When it became apparent that sleeping more wasn't a very good idea, I tried to eat my 'breakfast' without the bus driver seeing me in his mirror and without getting crumbs everywhere. That was a fail on both accounts.

Next, I got my book out and tried to concentrate on reading. Some of the information on Heathrow Airport I was learning was interesting stuff, but my little book had pictures and the woman next to me was reading the Spanish Penal Code. It was time to jump on a more intellectual bandwagon.
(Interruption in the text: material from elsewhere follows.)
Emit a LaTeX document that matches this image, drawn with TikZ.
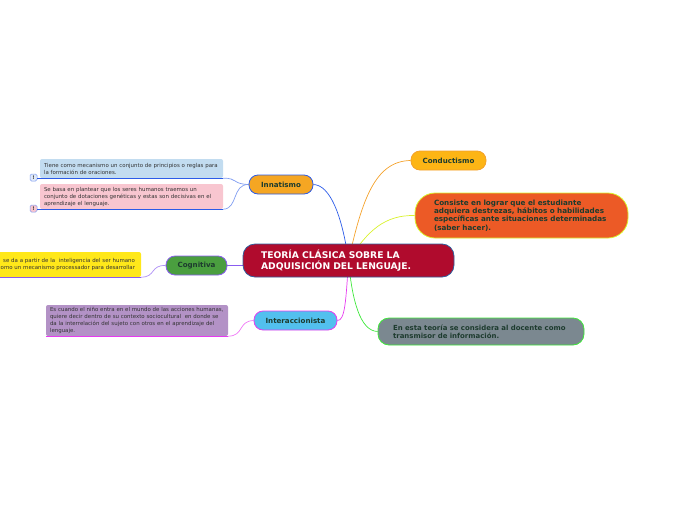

'I know', I thought, 'this crappy mp3 player does have one saving grace, it came pre-loaded with the “Complete Works of Shakespeare.”' Geeky as it sounds, I've always wanted to say I've read everything he wrote, particularly the sonnets. (I studied sonnet 18 in high school and fell ever-so-slightly in love with him.)

So I fired up the music player, searched through some folders and brought up sonnets 1-10 on the tiny little screen.

Sonnet 1

* scroll *

'From fairest creatures

* scroll *

we desire increase

* scroll*

 That thereby beauty's

                                                 * scroll *
                                                                  rose might never die...'

And that was about as far as I got before I gave up and went back to sleep again until we pulled up in Avenida de Americas.